L’orchestre qui a su si bien mettre en évidence tout ce qui fait le génie de Mozart : légèreté, gravité, et toutes leurs nuances ! la maîtrise de l’orchestre nous est donnée dès l’ouverture : c’est qu’elle n’est pas facile, car, sous des dehors presque badins, c’est elle qui en fait va conditionner tout le climat de l’opéra. Et trouver ce juste milieu n’est pas une mince affaire, alors saluons le remarquable travail réalisé par l’orchestre et son chef. Séduits par elle, on attendra ensuite tous les moments phares de cette partition… à commencer par nombre de ces solos : leur élégance est tellement inhérente à Mozart ! et la flûte, la clarinette, pour ne citer qu’elles seront à la hauteur de nos espérances. De même qu’on aura apprécié le rôle du clavecin ; le mettait en relier la place qu’on lui avait assignée, au niveau de la scène – pour être en contact direct avec les chanteurs – et dans l’emplacement d’une loge.
Et puis ces airs !
On se régale, et en premier lieu avec la comtesse (la seule d’où j’étais placé qui n’a jamais été couverte par l’orchestre et dont j’ai pu entendre la totalité) : quelle magnifique voix ! Comment ne pas se laisser subjuguer par elle quand elle chante au second acte « Porgi amor qualche ristoro » ou encore au troisième « dove sono i bei momenti ». Somptueuse, pleine d’inflexions, elle sait faire passer en musique tous ces sentiments qui animent le cœur.
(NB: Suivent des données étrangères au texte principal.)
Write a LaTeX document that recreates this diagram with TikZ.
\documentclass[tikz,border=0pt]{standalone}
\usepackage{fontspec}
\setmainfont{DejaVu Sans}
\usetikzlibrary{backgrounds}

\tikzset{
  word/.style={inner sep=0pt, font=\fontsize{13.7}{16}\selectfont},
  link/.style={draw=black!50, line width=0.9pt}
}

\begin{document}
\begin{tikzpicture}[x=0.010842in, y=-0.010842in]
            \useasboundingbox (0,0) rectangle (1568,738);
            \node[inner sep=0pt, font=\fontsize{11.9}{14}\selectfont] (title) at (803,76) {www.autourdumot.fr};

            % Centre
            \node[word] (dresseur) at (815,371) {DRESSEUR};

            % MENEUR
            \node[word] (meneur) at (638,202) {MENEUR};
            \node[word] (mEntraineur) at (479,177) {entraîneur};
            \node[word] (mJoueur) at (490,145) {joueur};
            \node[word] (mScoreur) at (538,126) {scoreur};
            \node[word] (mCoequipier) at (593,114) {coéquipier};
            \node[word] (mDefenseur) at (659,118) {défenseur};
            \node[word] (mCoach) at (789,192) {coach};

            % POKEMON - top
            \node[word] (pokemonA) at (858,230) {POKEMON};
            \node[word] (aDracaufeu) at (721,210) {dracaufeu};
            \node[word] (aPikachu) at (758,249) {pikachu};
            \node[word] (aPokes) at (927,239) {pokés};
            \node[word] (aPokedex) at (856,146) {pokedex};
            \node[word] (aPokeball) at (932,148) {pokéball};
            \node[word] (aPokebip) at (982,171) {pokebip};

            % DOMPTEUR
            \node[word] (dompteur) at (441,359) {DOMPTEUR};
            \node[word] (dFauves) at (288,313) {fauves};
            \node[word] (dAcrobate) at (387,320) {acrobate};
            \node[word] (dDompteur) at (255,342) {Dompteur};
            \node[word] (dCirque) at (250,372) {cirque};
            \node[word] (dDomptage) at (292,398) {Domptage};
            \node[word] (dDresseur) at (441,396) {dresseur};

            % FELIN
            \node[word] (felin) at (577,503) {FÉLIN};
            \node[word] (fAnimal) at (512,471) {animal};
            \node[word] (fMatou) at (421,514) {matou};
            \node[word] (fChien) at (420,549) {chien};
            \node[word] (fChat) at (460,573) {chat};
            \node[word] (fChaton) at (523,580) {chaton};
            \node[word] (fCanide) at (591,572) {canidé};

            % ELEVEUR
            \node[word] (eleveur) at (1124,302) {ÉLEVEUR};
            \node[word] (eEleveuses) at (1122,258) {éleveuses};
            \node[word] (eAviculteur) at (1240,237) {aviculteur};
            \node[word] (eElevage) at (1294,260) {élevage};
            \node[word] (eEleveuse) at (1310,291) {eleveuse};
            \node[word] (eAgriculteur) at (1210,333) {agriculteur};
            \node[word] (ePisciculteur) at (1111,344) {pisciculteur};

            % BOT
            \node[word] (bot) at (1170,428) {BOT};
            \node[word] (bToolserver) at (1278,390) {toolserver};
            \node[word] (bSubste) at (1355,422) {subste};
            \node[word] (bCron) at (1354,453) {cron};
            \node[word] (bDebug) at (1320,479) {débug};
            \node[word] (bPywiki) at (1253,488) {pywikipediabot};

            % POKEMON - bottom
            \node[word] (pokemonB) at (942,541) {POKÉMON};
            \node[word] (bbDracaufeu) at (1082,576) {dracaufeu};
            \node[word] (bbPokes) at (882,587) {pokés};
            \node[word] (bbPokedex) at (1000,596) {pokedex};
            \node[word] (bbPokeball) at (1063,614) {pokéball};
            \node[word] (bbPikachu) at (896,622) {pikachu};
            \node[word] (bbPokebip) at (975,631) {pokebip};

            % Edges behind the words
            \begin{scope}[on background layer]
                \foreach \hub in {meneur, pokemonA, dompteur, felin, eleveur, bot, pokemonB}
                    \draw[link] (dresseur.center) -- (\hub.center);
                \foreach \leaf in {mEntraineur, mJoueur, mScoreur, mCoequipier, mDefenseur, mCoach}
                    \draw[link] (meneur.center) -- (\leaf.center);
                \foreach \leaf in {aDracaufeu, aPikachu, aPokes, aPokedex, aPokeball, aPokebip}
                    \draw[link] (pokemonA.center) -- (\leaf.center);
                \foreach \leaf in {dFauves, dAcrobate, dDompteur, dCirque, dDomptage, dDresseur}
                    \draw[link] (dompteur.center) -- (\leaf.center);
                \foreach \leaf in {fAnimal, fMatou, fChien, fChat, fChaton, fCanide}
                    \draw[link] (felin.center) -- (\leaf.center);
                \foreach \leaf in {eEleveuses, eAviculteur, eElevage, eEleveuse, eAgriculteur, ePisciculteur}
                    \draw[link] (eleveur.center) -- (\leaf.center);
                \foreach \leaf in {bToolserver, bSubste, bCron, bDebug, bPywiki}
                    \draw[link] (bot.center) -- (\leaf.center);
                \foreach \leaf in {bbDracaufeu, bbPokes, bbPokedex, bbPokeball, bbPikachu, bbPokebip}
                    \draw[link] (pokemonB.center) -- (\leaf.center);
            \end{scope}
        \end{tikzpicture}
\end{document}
Impressionnantes aussi les voix du comte et de Figaro ! très beaux timbres dont ne pourront nous distraire des effets ridicules et anachroniques, comme vouloir allumer une cigarette, par exemple, tout en chantant ! Il est vrai que ces deux personnages sont d’une telle richesse, qu’il doit être difficile, voire impossible pour un chanteur de ne pas se laisser porter par elle.
Très belles voix aussi celle de Suzanne et de Chérubin.
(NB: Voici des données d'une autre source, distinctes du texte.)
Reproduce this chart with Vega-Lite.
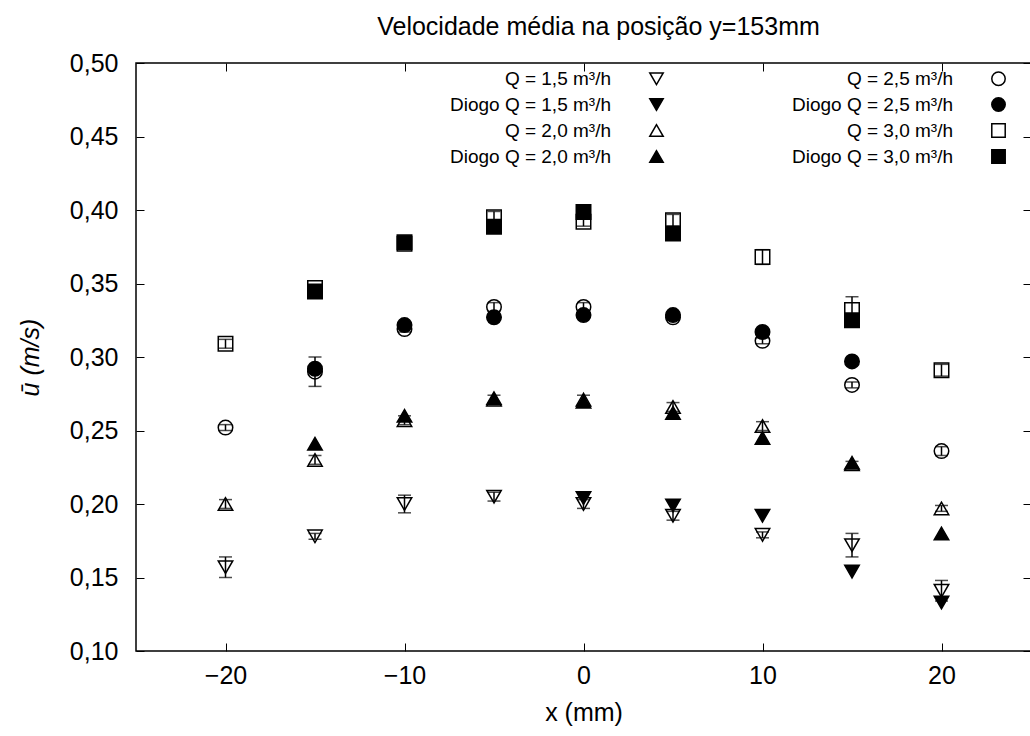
{
  "$schema": "https://vega.github.io/schema/vega-lite/v6.json",
  "width": 895,
  "height": 588,
  "autosize": "none",
  "padding": {"left": 136, "top": 63, "right": 0, "bottom": 85},
  "background": "white",
  "title": {"text": "Velocidade média na posição y=153mm", "font": "Liberation Sans", "fontSize": 25, "fontWeight": "normal", "color": "black", "offset": 11, "anchor": "middle", "dx": 15},
  "config": {
    "view": {"stroke": "black", "strokeWidth": 1.5},
    "axis": {"grid": false, "domain": false, "tickColor": "black", "tickWidth": 1, "labelColor": "black", "labelFont": "Liberation Sans", "labelFontSize": 25, "titleFont": "Liberation Sans", "titleFontSize": 25, "titleFontWeight": "normal", "titleColor": "black"},
    "legend": {"title": null, "orient": "none", "legendX": 511, "legendY": 6, "columns": 2, "columnPadding": 124, "rowPadding": 5,
               "labelFont": "Liberation Sans", "labelFontSize": 19, "labelColor": "black", "labelAlign": "right", "labelOffset": -55, "labelLimit": 400,
               "symbolSize": 180, "symbolStrokeColor": "black", "symbolStrokeWidth": 1.5}
  },
  "data": {"values": [
    {"x": -20, "u": 0.157, "err": 0.007, "s": "Q = 1,5 m³/h"},
    {"x": -15, "u": 0.178, "err": 0.002, "s": "Q = 1,5 m³/h"},
    {"x": -10, "u": 0.200, "err": 0.006, "s": "Q = 1,5 m³/h"},
    {"x": -5, "u": 0.205, "err": 0.003, "s": "Q = 1,5 m³/h"},
    {"x": 0, "u": 0.200, "err": 0.003, "s": "Q = 1,5 m³/h"},
    {"x": 5, "u": 0.192, "err": 0.003, "s": "Q = 1,5 m³/h"},
    {"x": 10, "u": 0.179, "err": 0.002, "s": "Q = 1,5 m³/h"},
    {"x": 15, "u": 0.172, "err": 0.008, "s": "Q = 1,5 m³/h"},
    {"x": 20, "u": 0.141, "err": 0.007, "s": "Q = 1,5 m³/h"},
    {"x": 0, "u": 0.204, "s": "Diogo Q = 1,5 m³/h"},
    {"x": 5, "u": 0.199, "s": "Diogo Q = 1,5 m³/h"},
    {"x": 10, "u": 0.192, "s": "Diogo Q = 1,5 m³/h"},
    {"x": 15, "u": 0.154, "s": "Diogo Q = 1,5 m³/h"},
    {"x": 20, "u": 0.133, "s": "Diogo Q = 1,5 m³/h"},
    {"x": -20, "u": 0.200, "err": 0.003, "s": "Q = 2,0 m³/h"},
    {"x": -15, "u": 0.230, "err": 0.003, "s": "Q = 2,0 m³/h"},
    {"x": -10, "u": 0.257, "err": 0.003, "s": "Q = 2,0 m³/h"},
    {"x": -5, "u": 0.271, "err": 0.003, "s": "Q = 2,0 m³/h"},
    {"x": 0, "u": 0.271, "err": 0.003, "s": "Q = 2,0 m³/h"},
    {"x": 5, "u": 0.266, "err": 0.003, "s": "Q = 2,0 m³/h"},
    {"x": 10, "u": 0.253, "err": 0.003, "s": "Q = 2,0 m³/h"},
    {"x": 15, "u": 0.227, "err": 0.002, "s": "Q = 2,0 m³/h"},
    {"x": 20, "u": 0.197, "err": 0.002, "s": "Q = 2,0 m³/h"},
    {"x": -15, "u": 0.241, "s": "Diogo Q = 2,0 m³/h"},
    {"x": -10, "u": 0.260, "s": "Diogo Q = 2,0 m³/h"},
    {"x": -5, "u": 0.272, "s": "Diogo Q = 2,0 m³/h"},
    {"x": 0, "u": 0.2695, "s": "Diogo Q = 2,0 m³/h"},
    {"x": 5, "u": 0.262, "s": "Diogo Q = 2,0 m³/h"},
    {"x": 10, "u": 0.245, "s": "Diogo Q = 2,0 m³/h"},
    {"x": 15, "u": 0.228, "s": "Diogo Q = 2,0 m³/h"},
    {"x": 20, "u": 0.180, "s": "Diogo Q = 2,0 m³/h"},
    {"x": -20, "u": 0.252, "err": 0.002, "s": "Q = 2,5 m³/h"},
    {"x": -15, "u": 0.290, "err": 0.010, "s": "Q = 2,5 m³/h"},
    {"x": -10, "u": 0.319, "err": 0.002, "s": "Q = 2,5 m³/h"},
    {"x": -5, "u": 0.334, "err": 0.003, "s": "Q = 2,5 m³/h"},
    {"x": 0, "u": 0.334, "err": 0.003, "s": "Q = 2,5 m³/h"},
    {"x": 5, "u": 0.327, "err": 0.002, "s": "Q = 2,5 m³/h"},
    {"x": 10, "u": 0.311, "err": 0.002, "s": "Q = 2,5 m³/h"},
    {"x": 15, "u": 0.281, "err": 0.002, "s": "Q = 2,5 m³/h"},
    {"x": 20, "u": 0.236, "err": 0.003, "s": "Q = 2,5 m³/h"},
    {"x": -15, "u": 0.292, "s": "Diogo Q = 2,5 m³/h"},
    {"x": -10, "u": 0.3217, "s": "Diogo Q = 2,5 m³/h"},
    {"x": -5, "u": 0.327, "s": "Diogo Q = 2,5 m³/h"},
    {"x": 0, "u": 0.3285, "s": "Diogo Q = 2,5 m³/h"},
    {"x": 5, "u": 0.3285, "s": "Diogo Q = 2,5 m³/h"},
    {"x": 10, "u": 0.317, "s": "Diogo Q = 2,5 m³/h"},
    {"x": 15, "u": 0.297, "s": "Diogo Q = 2,5 m³/h"},
    {"x": -20, "u": 0.309, "err": 0.003, "s": "Q = 3,0 m³/h"},
    {"x": -15, "u": 0.347, "err": 0.002, "s": "Q = 3,0 m³/h"},
    {"x": -10, "u": 0.377, "err": 0.002, "s": "Q = 3,0 m³/h"},
    {"x": -5, "u": 0.395, "err": 0.004, "s": "Q = 3,0 m³/h"},
    {"x": 0, "u": 0.392, "err": 0.003, "s": "Q = 3,0 m³/h"},
    {"x": 5, "u": 0.393, "err": 0.004, "s": "Q = 3,0 m³/h"},
    {"x": 10, "u": 0.368, "err": 0.005, "s": "Q = 3,0 m³/h"},
    {"x": 15, "u": 0.332, "err": 0.009, "s": "Q = 3,0 m³/h"},
    {"x": 20, "u": 0.291, "err": 0.004, "s": "Q = 3,0 m³/h"},
    {"x": -15, "u": 0.3445, "s": "Diogo Q = 3,0 m³/h"},
    {"x": -10, "u": 0.378, "s": "Diogo Q = 3,0 m³/h"},
    {"x": -5, "u": 0.3886, "s": "Diogo Q = 3,0 m³/h"},
    {"x": 0, "u": 0.3987, "s": "Diogo Q = 3,0 m³/h"},
    {"x": 5, "u": 0.384, "s": "Diogo Q = 3,0 m³/h"},
    {"x": 15, "u": 0.325, "s": "Diogo Q = 3,0 m³/h"}
  ]},
  "layer": [
    {
      "transform": [{"filter": "isValid(datum.err)"}],
      "mark": {"type": "errorbar", "ticks": {"size": 13, "color": "black", "thickness": 1.5}, "rule": {"color": "black", "strokeWidth": 1.5}},
      "encoding": {
        "x": {"field": "x", "type": "quantitative", "scale": {"domain": [-25, 25], "nice": false},
              "axis": {"orient": "bottom", "values": [-20, -10, 0, 10, 20], "tickSize": -8, "labelPadding": 20, "title": "x (mm)", "titlePadding": 12}},
        "y": {"field": "u", "type": "quantitative", "scale": {"domain": [0.1, 0.5], "nice": false, "zero": false},
              "axis": {"orient": "left", "values": [0.1, 0.15, 0.2, 0.25, 0.3, 0.35, 0.4, 0.45, 0.5], "tickSize": -8, "labelPadding": 26,
                       "labelExpr": "replace(format(datum.value, '.2f'), '.', ',')", "title": "ū (m/s)", "titleFontStyle": "italic", "titlePadding": 26}},
        "yError": {"field": "err"}
      }
    },
    {
      "mark": {"type": "point", "filled": true, "size": 210, "strokeWidth": 1.5, "opacity": 1},
      "encoding": {
        "x": {"field": "x", "type": "quantitative", "axis": null},
        "y": {"field": "u", "type": "quantitative", "axis": null},
        "shape": {"field": "s", "type": "nominal",
          "scale": {"domain": ["Q = 1,5 m³/h", "Diogo Q = 1,5 m³/h", "Q = 2,0 m³/h", "Diogo Q = 2,0 m³/h", "Q = 2,5 m³/h", "Diogo Q = 2,5 m³/h", "Q = 3,0 m³/h", "Diogo Q = 3,0 m³/h"],
                    "range": ["triangle-down", "triangle-down", "triangle-up", "triangle-up", "circle", "circle", "square", "square"]}},
        "fill": {"field": "s", "type": "nominal",
          "scale": {"domain": ["Q = 1,5 m³/h", "Diogo Q = 1,5 m³/h", "Q = 2,0 m³/h", "Diogo Q = 2,0 m³/h", "Q = 2,5 m³/h", "Diogo Q = 2,5 m³/h", "Q = 3,0 m³/h", "Diogo Q = 3,0 m³/h"],
                    "range": ["transparent", "black", "transparent", "black", "transparent", "black", "transparent", "black"]}},
        "stroke": {"field": "s", "type": "nominal",
          "scale": {"domain": ["Q = 1,5 m³/h", "Diogo Q = 1,5 m³/h", "Q = 2,0 m³/h", "Diogo Q = 2,0 m³/h", "Q = 2,5 m³/h", "Diogo Q = 2,5 m³/h", "Q = 3,0 m³/h", "Diogo Q = 3,0 m³/h"],
                    "range": ["black", "black", "black", "black", "black", "black", "black", "black"]}}
      }
    },
    {
      "mark": {"type": "point", "opacity": 0},
      "encoding": {
        "x": {"field": "x", "type": "quantitative", "axis": {"orient": "top", "values": [-20, -10, 0, 10, 20], "tickSize": -8, "labels": false, "title": null}},
        "y": {"field": "u", "type": "quantitative", "axis": {"orient": "right", "values": [0.1, 0.15, 0.2, 0.25, 0.3, 0.35, 0.4, 0.45, 0.5], "tickSize": -8, "labels": false, "title": null}}
      }
    }
  ],
  "resolve": {"axis": {"x": "independent", "y": "independent"}}
}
Suzanne, même si elle m’a semblé quelque peu timide, sonnait d’une étonnante justesse, et était en totale harmonie avec son personnage. Amoureuse quand il le faut, enjouée quand c’est nécessaire, et diablement rouée quand c’est indispensable.
J’ai été très déçu par Chérubin, non par la qualité de sa voix (elle a interprété ce « Voi che sapete » avec une étonnante musicalité), mais par la façon dont on lui a fait jouer ce rôle.
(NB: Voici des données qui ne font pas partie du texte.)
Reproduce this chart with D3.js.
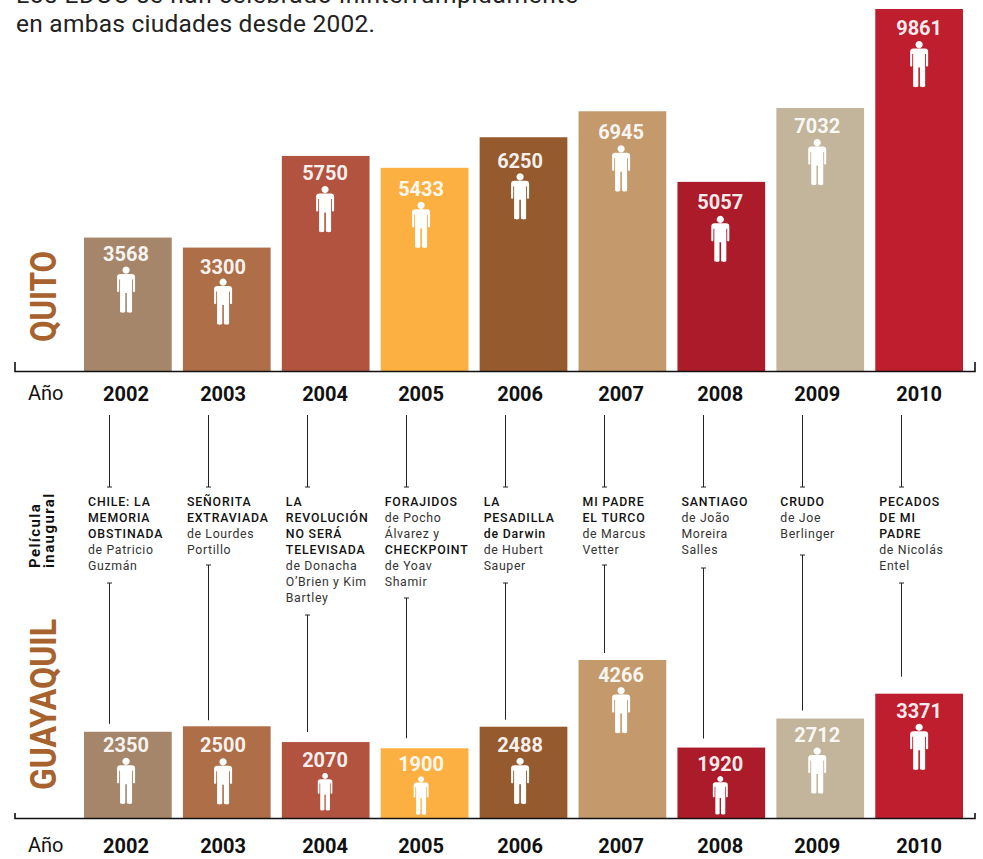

Dans l’ensemble toutes les voix (y compris le chœur avec une simplicité, naturel, particulièrement rafraîchissants) sont à la hauteur de l’œuvre, ce qui contribue à rendre la partie musicale de l’opéra d’une homogénéité bien plus qu’honorable.
L’Opéra de Rennes, dans cette réalisation musicale, a signé là un grand moment ; tous les amoureux de l’opéra devraient s’y retrouver en souhaitant qu’un tel travail ait bien plus de prolongement pour le plus grand bien de la musique en général et de Mozart en particulier.